[Start of SUPPLIED MATERIAL]

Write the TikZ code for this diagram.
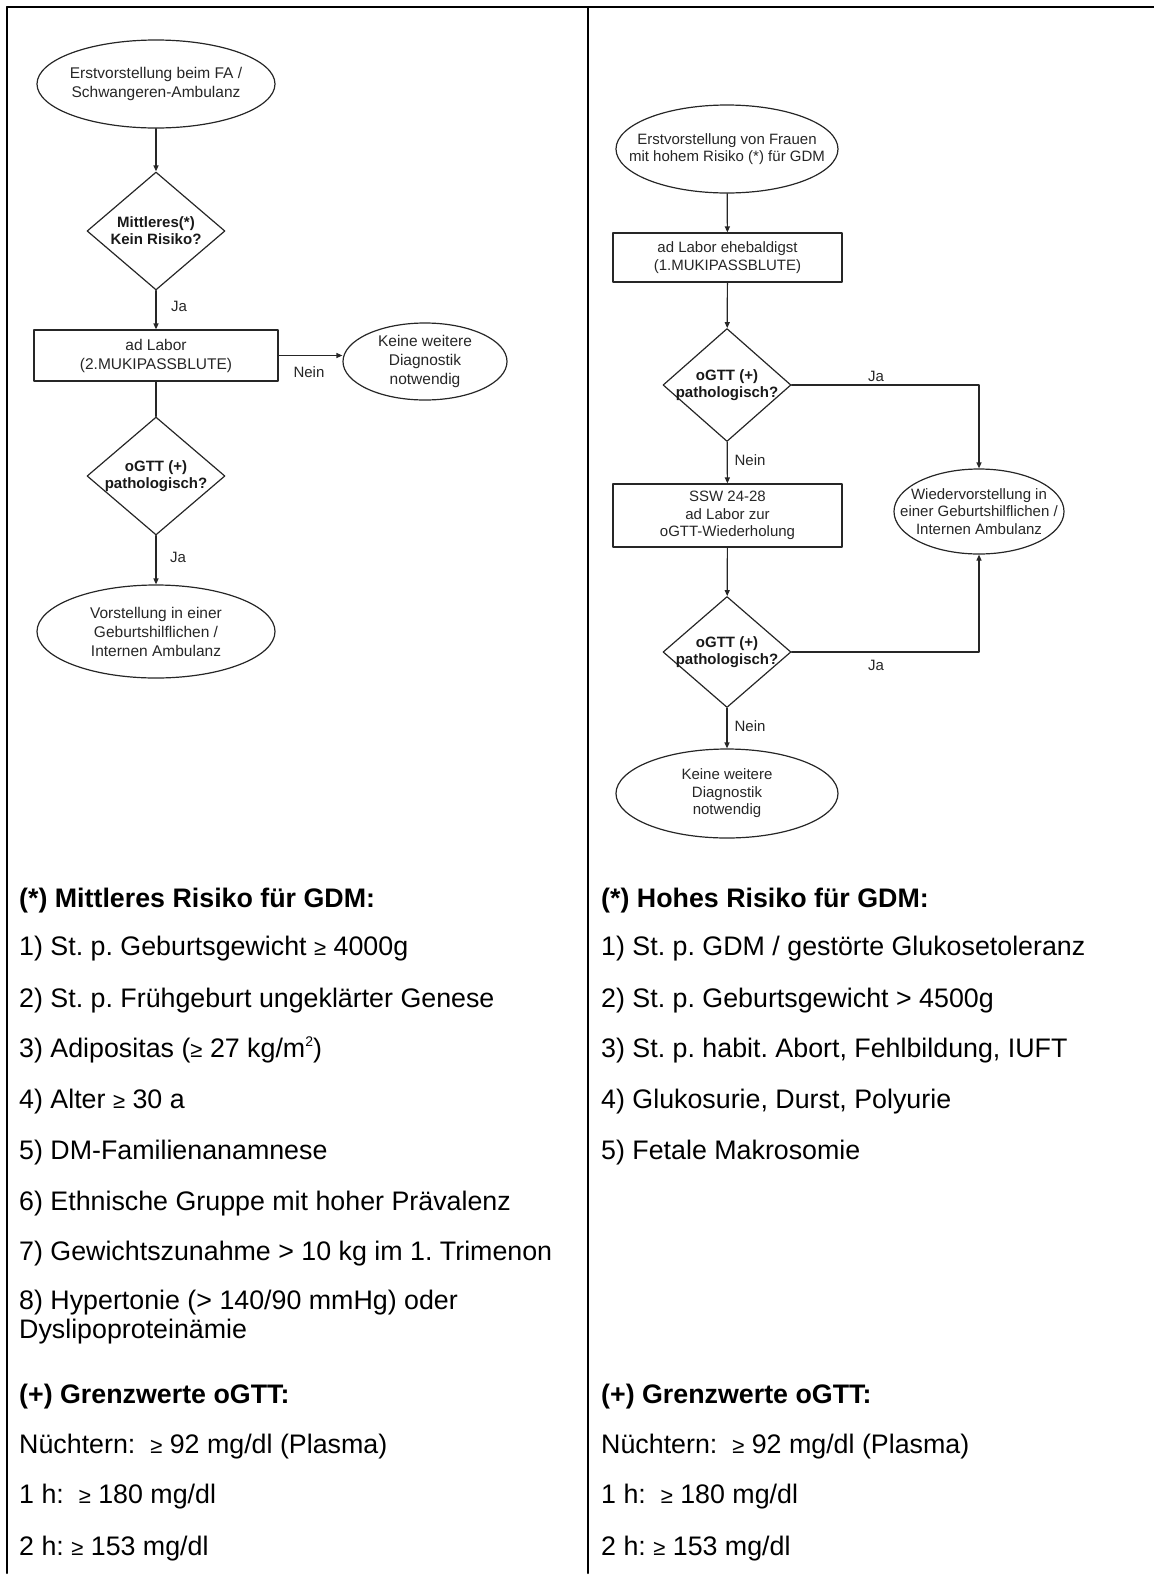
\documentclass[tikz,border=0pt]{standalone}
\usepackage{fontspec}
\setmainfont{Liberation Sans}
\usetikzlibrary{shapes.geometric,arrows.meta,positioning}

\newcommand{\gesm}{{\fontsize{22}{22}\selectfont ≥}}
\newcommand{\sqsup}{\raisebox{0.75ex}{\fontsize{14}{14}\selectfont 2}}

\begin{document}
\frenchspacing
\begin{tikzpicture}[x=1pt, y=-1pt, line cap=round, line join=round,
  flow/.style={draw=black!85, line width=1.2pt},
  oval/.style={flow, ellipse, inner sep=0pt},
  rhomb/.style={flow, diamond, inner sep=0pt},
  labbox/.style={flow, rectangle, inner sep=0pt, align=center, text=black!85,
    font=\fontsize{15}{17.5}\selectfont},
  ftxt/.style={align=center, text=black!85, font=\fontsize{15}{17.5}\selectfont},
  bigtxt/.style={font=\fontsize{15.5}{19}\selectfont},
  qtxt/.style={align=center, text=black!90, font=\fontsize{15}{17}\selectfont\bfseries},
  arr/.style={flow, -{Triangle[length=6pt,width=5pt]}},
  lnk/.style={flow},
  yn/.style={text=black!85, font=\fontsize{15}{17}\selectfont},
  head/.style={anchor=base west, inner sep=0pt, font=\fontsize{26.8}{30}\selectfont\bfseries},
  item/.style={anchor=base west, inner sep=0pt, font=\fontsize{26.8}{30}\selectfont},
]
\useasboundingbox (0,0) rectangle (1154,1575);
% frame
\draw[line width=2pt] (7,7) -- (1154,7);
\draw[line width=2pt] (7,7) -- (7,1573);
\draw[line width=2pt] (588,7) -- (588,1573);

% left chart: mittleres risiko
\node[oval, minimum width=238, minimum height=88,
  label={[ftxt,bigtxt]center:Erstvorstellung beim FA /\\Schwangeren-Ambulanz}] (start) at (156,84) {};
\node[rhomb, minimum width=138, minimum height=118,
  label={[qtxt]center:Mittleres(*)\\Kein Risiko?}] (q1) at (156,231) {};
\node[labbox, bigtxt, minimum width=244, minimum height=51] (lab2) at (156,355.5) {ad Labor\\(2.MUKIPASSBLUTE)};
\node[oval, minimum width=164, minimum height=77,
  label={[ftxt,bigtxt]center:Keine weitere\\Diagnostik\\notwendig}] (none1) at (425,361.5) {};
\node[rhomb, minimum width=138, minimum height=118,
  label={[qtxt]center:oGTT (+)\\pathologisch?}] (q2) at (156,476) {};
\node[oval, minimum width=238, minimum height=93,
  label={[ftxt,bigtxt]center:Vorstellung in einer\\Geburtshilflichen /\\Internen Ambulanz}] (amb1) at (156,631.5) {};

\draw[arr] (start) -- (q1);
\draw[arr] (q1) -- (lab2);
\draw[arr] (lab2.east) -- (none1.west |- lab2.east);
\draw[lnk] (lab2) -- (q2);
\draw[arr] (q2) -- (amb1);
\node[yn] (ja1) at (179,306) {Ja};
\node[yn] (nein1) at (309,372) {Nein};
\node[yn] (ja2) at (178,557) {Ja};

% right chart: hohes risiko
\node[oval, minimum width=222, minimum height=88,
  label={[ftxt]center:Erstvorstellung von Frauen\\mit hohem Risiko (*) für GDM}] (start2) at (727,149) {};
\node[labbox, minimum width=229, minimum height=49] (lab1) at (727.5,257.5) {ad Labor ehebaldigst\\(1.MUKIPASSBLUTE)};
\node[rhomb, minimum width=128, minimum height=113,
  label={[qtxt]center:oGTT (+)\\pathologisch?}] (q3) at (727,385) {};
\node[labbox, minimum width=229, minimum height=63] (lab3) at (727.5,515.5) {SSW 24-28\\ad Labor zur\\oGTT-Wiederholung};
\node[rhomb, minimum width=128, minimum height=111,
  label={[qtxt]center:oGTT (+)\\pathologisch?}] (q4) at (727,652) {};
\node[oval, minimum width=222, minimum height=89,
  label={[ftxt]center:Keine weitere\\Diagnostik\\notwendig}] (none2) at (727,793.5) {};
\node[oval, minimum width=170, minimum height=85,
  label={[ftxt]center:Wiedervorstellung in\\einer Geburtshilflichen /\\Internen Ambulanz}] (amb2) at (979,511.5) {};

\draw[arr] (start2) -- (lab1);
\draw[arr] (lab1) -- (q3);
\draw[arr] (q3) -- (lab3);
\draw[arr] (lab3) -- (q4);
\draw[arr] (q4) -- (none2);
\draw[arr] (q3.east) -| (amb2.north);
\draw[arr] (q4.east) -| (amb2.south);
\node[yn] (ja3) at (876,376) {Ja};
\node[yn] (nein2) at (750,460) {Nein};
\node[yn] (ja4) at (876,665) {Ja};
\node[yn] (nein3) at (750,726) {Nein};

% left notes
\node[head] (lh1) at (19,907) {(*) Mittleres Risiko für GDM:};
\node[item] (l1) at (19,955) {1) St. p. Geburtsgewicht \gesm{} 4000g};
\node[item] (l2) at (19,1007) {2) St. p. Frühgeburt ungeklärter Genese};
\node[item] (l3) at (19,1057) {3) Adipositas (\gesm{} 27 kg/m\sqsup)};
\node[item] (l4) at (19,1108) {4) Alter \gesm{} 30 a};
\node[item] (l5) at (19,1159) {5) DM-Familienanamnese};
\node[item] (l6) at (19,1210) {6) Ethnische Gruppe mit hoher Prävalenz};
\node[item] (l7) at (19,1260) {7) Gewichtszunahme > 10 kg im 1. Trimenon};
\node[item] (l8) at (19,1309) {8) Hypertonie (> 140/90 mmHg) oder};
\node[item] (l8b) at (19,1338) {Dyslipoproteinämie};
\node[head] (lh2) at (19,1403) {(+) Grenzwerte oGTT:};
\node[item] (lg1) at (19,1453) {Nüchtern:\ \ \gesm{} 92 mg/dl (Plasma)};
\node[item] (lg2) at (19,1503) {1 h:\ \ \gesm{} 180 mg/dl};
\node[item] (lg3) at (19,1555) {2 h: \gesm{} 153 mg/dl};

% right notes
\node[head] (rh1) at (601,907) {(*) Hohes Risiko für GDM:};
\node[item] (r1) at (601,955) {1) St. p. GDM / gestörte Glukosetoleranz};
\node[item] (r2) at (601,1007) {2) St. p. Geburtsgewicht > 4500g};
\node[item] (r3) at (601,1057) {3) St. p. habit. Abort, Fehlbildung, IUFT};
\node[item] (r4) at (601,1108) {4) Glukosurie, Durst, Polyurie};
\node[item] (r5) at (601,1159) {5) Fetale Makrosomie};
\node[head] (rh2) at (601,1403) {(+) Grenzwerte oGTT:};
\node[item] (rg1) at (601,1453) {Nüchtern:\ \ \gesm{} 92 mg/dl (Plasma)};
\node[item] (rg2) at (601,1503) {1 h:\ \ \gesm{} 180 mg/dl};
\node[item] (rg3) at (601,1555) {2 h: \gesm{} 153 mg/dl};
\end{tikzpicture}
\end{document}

[End of SUPPLIED MATERIAL]

> [YOUR INSTRUCTIONS] Without the pictures, copy the material exactly as given.

> [RESULT OF THE TASK]
Write the TikZ code for this diagram.
\documentclass[tikz,border=0pt]{standalone}
\usepackage{fontspec}
\setmainfont{Liberation Sans}
\usetikzlibrary{shapes.geometric,arrows.meta,positioning}

\newcommand{\gesm}{{\fontsize{22}{22}\selectfont ≥}}
\newcommand{\sqsup}{\raisebox{0.75ex}{\fontsize{14}{14}\selectfont 2}}

\begin{document}
\frenchspacing
\begin{tikzpicture}[x=1pt, y=-1pt, line cap=round, line join=round,
  flow/.style={draw=black!85, line width=1.2pt},
  oval/.style={flow, ellipse, inner sep=0pt},
  rhomb/.style={flow, diamond, inner sep=0pt},
  labbox/.style={flow, rectangle, inner sep=0pt, align=center, text=black!85,
    font=\fontsize{15}{17.5}\selectfont},
  ftxt/.style={align=center, text=black!85, font=\fontsize{15}{17.5}\selectfont},
  bigtxt/.style={font=\fontsize{15.5}{19}\selectfont},
  qtxt/.style={align=center, text=black!90, font=\fontsize{15}{17}\selectfont\bfseries},
  arr/.style={flow, -{Triangle[length=6pt,width=5pt]}},
  lnk/.style={flow},
  yn/.style={text=black!85, font=\fontsize{15}{17}\selectfont},
  head/.style={anchor=base west, inner sep=0pt, font=\fontsize{26.8}{30}\selectfont\bfseries},
  item/.style={anchor=base west, inner sep=0pt, font=\fontsize{26.8}{30}\selectfont},
]
\useasboundingbox (0,0) rectangle (1154,1575);
% frame
\draw[line width=2pt] (7,7) -- (1154,7);
\draw[line width=2pt] (7,7) -- (7,1573);
\draw[line width=2pt] (588,7) -- (588,1573);

% left chart: mittleres risiko
\node[oval, minimum width=238, minimum height=88,
  label={[ftxt,bigtxt]center:Erstvorstellung beim FA /\\Schwangeren-Ambulanz}] (start) at (156,84) {};
\node[rhomb, minimum width=138, minimum height=118,
  label={[qtxt]center:Mittleres(*)\\Kein Risiko?}] (q1) at (156,231) {};
\node[labbox, bigtxt, minimum width=244, minimum height=51] (lab2) at (156,355.5) {ad Labor\\(2.MUKIPASSBLUTE)};
\node[oval, minimum width=164, minimum height=77,
  label={[ftxt,bigtxt]center:Keine weitere\\Diagnostik\\notwendig}] (none1) at (425,361.5) {};
\node[rhomb, minimum width=138, minimum height=118,
  label={[qtxt]center:oGTT (+)\\pathologisch?}] (q2) at (156,476) {};
\node[oval, minimum width=238, minimum height=93,
  label={[ftxt,bigtxt]center:Vorstellung in einer\\Geburtshilflichen /\\Internen Ambulanz}] (amb1) at (156,631.5) {};

\draw[arr] (start) -- (q1);
\draw[arr] (q1) -- (lab2);
\draw[arr] (lab2.east) -- (none1.west |- lab2.east);
\draw[lnk] (lab2) -- (q2);
\draw[arr] (q2) -- (amb1);
\node[yn] (ja1) at (179,306) {Ja};
\node[yn] (nein1) at (309,372) {Nein};
\node[yn] (ja2) at (178,557) {Ja};

% right chart: hohes risiko
\node[oval, minimum width=222, minimum height=88,
  label={[ftxt]center:Erstvorstellung von Frauen\\mit hohem Risiko (*) für GDM}] (start2) at (727,149) {};
\node[labbox, minimum width=229, minimum height=49] (lab1) at (727.5,257.5) {ad Labor ehebaldigst\\(1.MUKIPASSBLUTE)};
\node[rhomb, minimum width=128, minimum height=113,
  label={[qtxt]center:oGTT (+)\\pathologisch?}] (q3) at (727,385) {};
\node[labbox, minimum width=229, minimum height=63] (lab3) at (727.5,515.5) {SSW 24-28\\ad Labor zur\\oGTT-Wiederholung};
\node[rhomb, minimum width=128, minimum height=111,
  label={[qtxt]center:oGTT (+)\\pathologisch?}] (q4) at (727,652) {};
\node[oval, minimum width=222, minimum height=89,
  label={[ftxt]center:Keine weitere\\Diagnostik\\notwendig}] (none2) at (727,793.5) {};
\node[oval, minimum width=170, minimum height=85,
  label={[ftxt]center:Wiedervorstellung in\\einer Geburtshilflichen /\\Internen Ambulanz}] (amb2) at (979,511.5) {};

\draw[arr] (start2) -- (lab1);
\draw[arr] (lab1) -- (q3);
\draw[arr] (q3) -- (lab3);
\draw[arr] (lab3) -- (q4);
\draw[arr] (q4) -- (none2);
\draw[arr] (q3.east) -| (amb2.north);
\draw[arr] (q4.east) -| (amb2.south);
\node[yn] (ja3) at (876,376) {Ja};
\node[yn] (nein2) at (750,460) {Nein};
\node[yn] (ja4) at (876,665) {Ja};
\node[yn] (nein3) at (750,726) {Nein};

% left notes
\node[head] (lh1) at (19,907) {(*) Mittleres Risiko für GDM:};
\node[item] (l1) at (19,955) {1) St. p. Geburtsgewicht \gesm{} 4000g};
\node[item] (l2) at (19,1007) {2) St. p. Frühgeburt ungeklärter Genese};
\node[item] (l3) at (19,1057) {3) Adipositas (\gesm{} 27 kg/m\sqsup)};
\node[item] (l4) at (19,1108) {4) Alter \gesm{} 30 a};
\node[item] (l5) at (19,1159) {5) DM-Familienanamnese};
\node[item] (l6) at (19,1210) {6) Ethnische Gruppe mit hoher Prävalenz};
\node[item] (l7) at (19,1260) {7) Gewichtszunahme > 10 kg im 1. Trimenon};
\node[item] (l8) at (19,1309) {8) Hypertonie (> 140/90 mmHg) oder};
\node[item] (l8b) at (19,1338) {Dyslipoproteinämie};
\node[head] (lh2) at (19,1403) {(+) Grenzwerte oGTT:};
\node[item] (lg1) at (19,1453) {Nüchtern:\ \ \gesm{} 92 mg/dl (Plasma)};
\node[item] (lg2) at (19,1503) {1 h:\ \ \gesm{} 180 mg/dl};
\node[item] (lg3) at (19,1555) {2 h: \gesm{} 153 mg/dl};

% right notes
\node[head] (rh1) at (601,907) {(*) Hohes Risiko für GDM:};
\node[item] (r1) at (601,955) {1) St. p. GDM / gestörte Glukosetoleranz};
\node[item] (r2) at (601,1007) {2) St. p. Geburtsgewicht > 4500g};
\node[item] (r3) at (601,1057) {3) St. p. habit. Abort, Fehlbildung, IUFT};
\node[item] (r4) at (601,1108) {4) Glukosurie, Durst, Polyurie};
\node[item] (r5) at (601,1159) {5) Fetale Makrosomie};
\node[head] (rh2) at (601,1403) {(+) Grenzwerte oGTT:};
\node[item] (rg1) at (601,1453) {Nüchtern:\ \ \gesm{} 92 mg/dl (Plasma)};
\node[item] (rg2) at (601,1503) {1 h:\ \ \gesm{} 180 mg/dl};
\node[item] (rg3) at (601,1555) {2 h: \gesm{} 153 mg/dl};
\end{tikzpicture}
\end{document}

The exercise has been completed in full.